8月7日から3日間、メリーランド大学のJeffrey Lidz先生に集中講義を行っていただきました。
LAD(言語獲得装置)の中身を説明する理論や、それを検証する実験について、教えていただきました。特に子どもはどのような手がかりをもとに、ことばを理解・産出するのかについて、実証的なデータを示しながら丁寧に説明して下さいました。
興味深かったのは、言語経験が増えてくると、もともとは生得的に持っている知識を使って正しく理解できていた文構造を、間違って理解してしまう時期があるというお話です。この原因は、生得的に持っている知識を失ってしまったからではなく、何度もある単語を聞く中で、「この単語の後には、必ずある種類の単語が来るのだ」という仮説を立ててしまい、この仮説のせいで本当の文構造を捉えられなくなるからです。

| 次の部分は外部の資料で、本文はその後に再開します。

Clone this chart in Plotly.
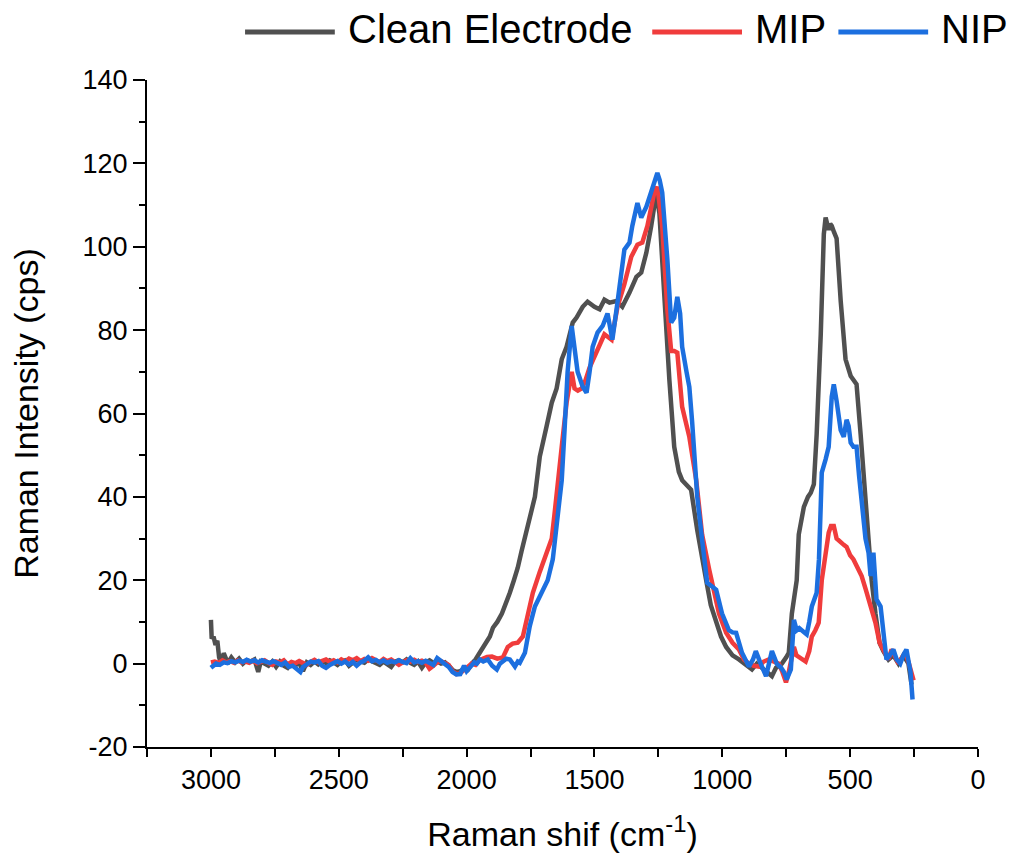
import plotly.graph_objects as go

# ---------------- data ----------------
clean_x = [3000, 2997, 2990, 2982, 2975, 2968, 2960, 2950, 2940, 2930, 2920, 2905, 2890, 2875, 2860, 2845, 2830, 2815,
           2805, 2790, 2775, 2760, 2745, 2730, 2715, 2700, 2685, 2670, 2655, 2640, 2625, 2610, 2595, 2580, 2565, 2550,
           2535, 2520, 2505, 2490, 2475, 2460, 2445, 2430, 2415, 2400, 2385, 2370, 2355, 2340, 2325, 2310, 2295, 2280,
           2265, 2250, 2235, 2220, 2205, 2190, 2175, 2160, 2145, 2130, 2115, 2100, 2085, 2070, 2055, 2040, 2025, 2010,
           1995, 1980, 1965, 1950, 1936, 1920, 1909, 1897, 1880, 1862, 1845, 1831, 1815, 1800, 1785, 1772, 1753, 1733,
           1714, 1700, 1687, 1667, 1648, 1628, 1609, 1585, 1570, 1546, 1527, 1500, 1480, 1461, 1441, 1414, 1391, 1363,
           1336, 1317, 1297, 1278, 1258, 1246, 1235, 1215, 1207, 1188, 1170, 1157, 1140, 1122, 1098, 1080, 1063, 1045,
           1024, 1005, 985, 960, 935, 915, 900, 884, 865, 845, 825, 806, 790, 767, 750, 740, 728, 709, 701, 681, 665,
           654, 642, 631, 615, 603, 596, 590, 584, 578, 572, 563, 553, 537, 518, 498, 485, 475, 459, 440, 416, 401, 385,
           370, 350, 331, 311, 292, 272, 260]
clean_y = [10.5, 6, 6.5, 4.5, 5.5, 1.5, 0, 2.5, 1, 0.5, 1.5, 0.3, 1.2, 0, 0.8, 0.5, 1, -2,
           0.5, 0, -0.5, 0.5, -0.8, 0.5, -0.5, -1, 0.2, -0.5, 0.3, -1.8, 0.3, -0.3, 0.5, -0.2, 0.5, 0.2,
           0.8, 0.3, -0.3, 0.5, 0.8, -0.5, 0.3, 1, 0.5, 0.2, 1, 0.5, 0.2, -0.3, 0.5, 0, -0.8, 0.5,
           0.8, 0.3, 1, 0.2, -0.3, 0.5, -1, 0.3, 0.8, 0.2, 0.5, 0, 0.3, -0.5, -1.5, -2, -1.8, -1.2,
           -1.5, 0, 1, 2.5, 4, 5.5, 6.5, 8.6, 10, 12, 14.5, 17, 20, 23, 27, 30, 34.5, 40,
           49.6, 53, 57, 62.6, 66, 73, 76, 81.8, 83, 85.6, 86.8, 85.6, 85, 87.3, 86.6, 87, 85.6, 89,
           92.8, 93.8, 98.6, 105, 113, 108, 97, 73, 68, 52, 46, 44, 43, 41.7, 32, 25, 20, 14,
           9.8, 6.5, 4, 2, 1, 0, -0.5, -1.4, 0, -1, -2, -3, -1, 0, 1.5, 2.6, 12, 20, 31, 37.6, 40,
           41, 43, 55, 79, 103, 107, 105, 104, 105.5, 105, 103.5, 102, 87, 73, 69, 68, 67, 55, 39, 20, 12, 5,
           3, 1, 2, 0, 2, 0, -5]

mip_x = [3000, 2985, 2970, 2955, 2940, 2925, 2910, 2895, 2880, 2865, 2850, 2835, 2820, 2805, 2790, 2775, 2760, 2745,
         2730, 2715, 2700, 2685, 2670, 2655, 2640, 2625, 2610, 2595, 2580, 2565, 2550, 2535, 2520, 2505, 2490, 2475,
         2460, 2445, 2430, 2415, 2400, 2385, 2370, 2355, 2340, 2325, 2310, 2295, 2280, 2265, 2250, 2235, 2220, 2205,
         2190, 2175, 2160, 2145, 2130, 2115, 2100, 2085, 2070, 2055, 2040, 2025, 2010, 1995, 1980, 1965, 1950, 1935,
         1920, 1901, 1880, 1858, 1839, 1820, 1800, 1780, 1761, 1741, 1714, 1687, 1667, 1656, 1644, 1628, 1609, 1589,
         1578, 1565, 1550, 1535, 1519, 1492, 1461, 1433, 1410, 1383, 1356, 1332, 1313, 1293, 1266, 1254, 1235, 1215,
         1200, 1188, 1176, 1157, 1129, 1102, 1079, 1051, 1030, 1013, 985, 960, 935, 915, 896, 877, 857, 838, 818, 800,
         779, 765, 751, 740, 732, 720, 710, 701, 688, 674, 660, 650, 636, 623, 611, 597, 584, 575, 564, 553, 537, 525,
         514, 500, 487, 470, 455, 440, 428, 415, 401, 385, 362, 350, 338, 325, 311, 297, 284, 270, 260, 252]
mip_y = [0.3, 0.5, 0.2, 0.8, 0.3, 0.6, 0.2, 0.8, 0.3, 0.5, 0.2, 0.7, 0.1, 0.5, 0.8, 0.2, -0.3, 0.5,
         0.3, 0.8, -0.2, 0.4, 0.1, 0.6, 0.2, -0.3, 0.4, 0.9, 0.3, 0.6, 1, 0.4, 0.8, 0.3, 1, 0.5,
         1.2, 0.8, 1.3, 0.6, 1.1, 0.7, 1.3, 0.8, 0.4, 1.1, 0.6, 1, 0.5, -0.3, 0.3, 0.8, 0.5, 0.9,
         0.4, 0.7, 0.2, -1.2, -0.5, 0.3, 0.6, 0.2, -0.3, -1.8, -2.5, -2.3, -1.5, -1, 0, -0.3, 0.8, 1.2,
         1.6, 1.7, 1.2, 1.5, 4, 4.8, 5, 6.5, 12, 17, 22, 26.6, 30, 36, 44, 52, 62.6, 70,
         66, 65.5, 66, 68, 71, 75, 79, 77.7, 85.6, 91, 97.6, 100.5, 101, 105, 113, 114.4, 105, 85,
         75, 75, 74.6, 61.6, 54.4, 44, 31, 22.5, 16, 12, 7.4, 5, 3.4, 1, 0, -0.5, -0.7, 0.5, 1, 0.5,
         0, -2, -4.5, -2, 0, 4, 2, 1.7, 1, 0.5, 3, 6.5, 8, 9.8, 20, 26, 31.4, 33, 33, 30, 29, 28.5,
         28, 26, 25, 23, 21, 18, 15.4, 13, 9.8, 5, 2.6, 1, 3.4, 1.5, 0, 1.5, 2.6, 0, -2, -4]

nip_x = [3000, 2990, 2980, 2965, 2950, 2935, 2920, 2905, 2890, 2875, 2860, 2845, 2830, 2815, 2800, 2785, 2770, 2755,
         2740, 2725, 2710, 2695, 2680, 2665, 2650, 2640, 2625, 2610, 2595, 2580, 2565, 2550, 2535, 2520, 2505, 2490,
         2475, 2460, 2445, 2430, 2415, 2400, 2385, 2370, 2355, 2340, 2325, 2310, 2295, 2280, 2265, 2250, 2235, 2220,
         2205, 2190, 2175, 2160, 2145, 2130, 2115, 2100, 2085, 2070, 2055, 2040, 2025, 2010, 2000, 1987, 1970, 1960,
         1948, 1935, 1917, 1900, 1882, 1870, 1858, 1845, 1831, 1811, 1800, 1792, 1772, 1753, 1733, 1706, 1683, 1663,
         1644, 1628, 1617, 1605, 1589, 1578, 1566, 1546, 1531, 1519, 1507, 1488, 1468, 1449, 1430, 1410, 1394, 1383,
         1363, 1352, 1332, 1317, 1297, 1278, 1254, 1245, 1235, 1215, 1200, 1188, 1176, 1165, 1157, 1140, 1129, 1118,
         1098, 1079, 1059, 1040, 1024, 1001, 974, 960, 946, 923, 896, 880, 869, 850, 829, 806, 787, 770, 759, 748,
         732, 720, 709, 699, 689, 670, 660, 650, 631, 622, 615, 611, 596, 584, 572, 564, 553, 537, 525, 514, 506,
         498, 487, 475, 465, 455, 440, 428, 420, 409, 397, 381, 370, 358, 345, 331, 318, 304, 292, 280, 264, 256]
nip_y = [-1, -0.5, 0, -0.3, 0.3, 0.1, 0.6, 0.3, 0.7, 0.4, 0.9, 0.5, 0.8, 0.3, 0.8, 0.5, 0.2, 0.6,
         0.2, -0.3, 0.3, -0.8, -0.5, -1.2, -2, -0.8, 0, 0.5, 0.3, 0.6, -0.5, -1, -0.3, 0.3, 0.6, 0,
         0.5, -0.2, 0.4, -0.5, 0.3, 0.7, 1.5, 0.6, 0.9, 0.3, 0.8, 0.2, 0.6, 0.3, 0.8, 0.4, 0.1, 1.3,
         0.3, 0.6, 0.2, 0.7, 0.3, -0.3, 1.3, 0.5, -0.2, -0.8, -2, -2.6, -2.5, -0.5, -1.8, -1, 0.3, 0,
         1, 0.5, 1, -0.5, -1.4, 0, 0.5, 1.2, 1, -0.7, 0.5, 0.2, 2.6, 9, 13.7, 17, 20, 25,
         34.5, 44, 56, 70, 81, 76, 70, 66.4, 65, 70, 76, 79.4, 81, 84, 77.7, 86.6, 93.8, 99.3,
         101, 105, 110.5, 107, 109.6, 113, 117.7, 116, 113, 97, 81.8, 83, 88, 84, 76, 70, 66.4, 58,
         40, 29.7, 19.4, 18.5, 17.7, 12, 8, 7.5, 7.4, 2.6, -0.7, 1, 3, 0, -3, 3, 0, -1, -2, -3.8,
         -1.4, 10.5, 8, 8.5, 8, 7, 10, 13.7, 17, 25, 38, 45.8, 49, 52, 64, 67, 63, 56, 54.4, 58.5, 57,
         53, 52, 52, 45, 39, 30, 26.6, 21, 26.6, 15.4, 13.7, 7, 1, 2, 3.4, 1, 0, 2, 3.4, -2, -8.6]

series_names = ["Clean Electrode", "MIP", "NIP"]
series_colors = ["#505050", "#f03c3c", "#1c6fdf"]

x_tick_vals = [0, 500, 1000, 1500, 2000, 2500, 3000]
y_tick_vals = [-20, 0, 20, 40, 60, 80, 100, 120, 140]

FONT = "Liberation Sans, Arial, sans-serif"

fig = go.Figure()
for name, xs, ys, col in zip(series_names, [clean_x, mip_x, nip_x], [clean_y, mip_y, nip_y], series_colors):
    fig.add_trace(go.Scatter(x=xs, y=ys, mode="lines", name=name, showlegend=False,
                             line=dict(color=col, width=4.5)))

# Origin-style legend above the plot: long line key followed by the series name
legend_keys = [(0.118, 0.226, 0.241), (0.608, 0.716, 0.731), (0.832, 0.940, 0.954)]
legend_y = 1.072
for (x0, x1, xt), name, col in zip(legend_keys, series_names, series_colors):
    fig.add_shape(type="line", xref="paper", yref="paper", x0=x0, x1=x1, y0=legend_y, y1=legend_y,
                  line=dict(color=col, width=5))
    fig.add_annotation(xref="paper", yref="paper", x=xt, y=legend_y + 0.004, text=name, showarrow=False,
                       xanchor="left", yanchor="middle", font=dict(size=40, family=FONT, color="black"),
                       borderpad=0)

fig.update_layout(
    width=1011, height=854,
    margin=dict(l=147, r=33, t=80, b=107, autoexpand=False),
    paper_bgcolor="white", plot_bgcolor="white",
    font=dict(family=FONT, color="black", size=27),
    showlegend=False,
)

fig.update_xaxes(
    range=[3250, 0], tickvals=x_tick_vals, ticktext=[str(v) for v in x_tick_vals],
    showline=True, linecolor="black", linewidth=2, mirror=False,
    ticks="outside", ticklen=8, tickwidth=2, tickcolor="black",
    minor=dict(dtick=250, tick0=0, ticks="outside", ticklen=8, tickwidth=2, tickcolor="black"),
    showgrid=False, zeroline=False,
    tickfont=dict(size=27, family=FONT, color="black"),
    title=dict(text="Raman shif (cm<sup>-1</sup>)", font=dict(size=34, family=FONT, color="black"), standoff=28),
)
fig.update_yaxes(
    range=[-20, 140], tickvals=y_tick_vals, ticktext=[str(v) for v in y_tick_vals],
    showline=True, linecolor="black", linewidth=2, mirror=False,
    ticks="outside", ticklen=12, tickwidth=2, tickcolor="black",
    minor=dict(dtick=10, tick0=0, ticks="outside", ticklen=6, tickwidth=2, tickcolor="black"),
    showgrid=False, zeroline=False,
    tickfont=dict(size=27, family=FONT, color="black"),
    title=dict(text="Raman Intensity (cps)", font=dict(size=34, family=FONT, color="black"), standoff=34),
)

fig.write_html("out.html")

私はこの春から言語学について学び始め、講義の中で「理解・産出したものをもとに予測をすることはできるが、言語知識は直接測れない」ということを何度も聞いてきました。Lidz先生の講義を聞いて、このことばを、とても実感を持って受け止められた気がします。
最終日の夜は、Lidz先生と院生で、飲み会をしました。Lidz先生はビールだけでなく、日本酒もお好きだということが分かりました。研究のことから、プライベートなことまで、私たちが質問したことには快く答えて下さり、とても楽しい時間を過ごすことができました。
Lidz先生、長時間本当にありがとうございました。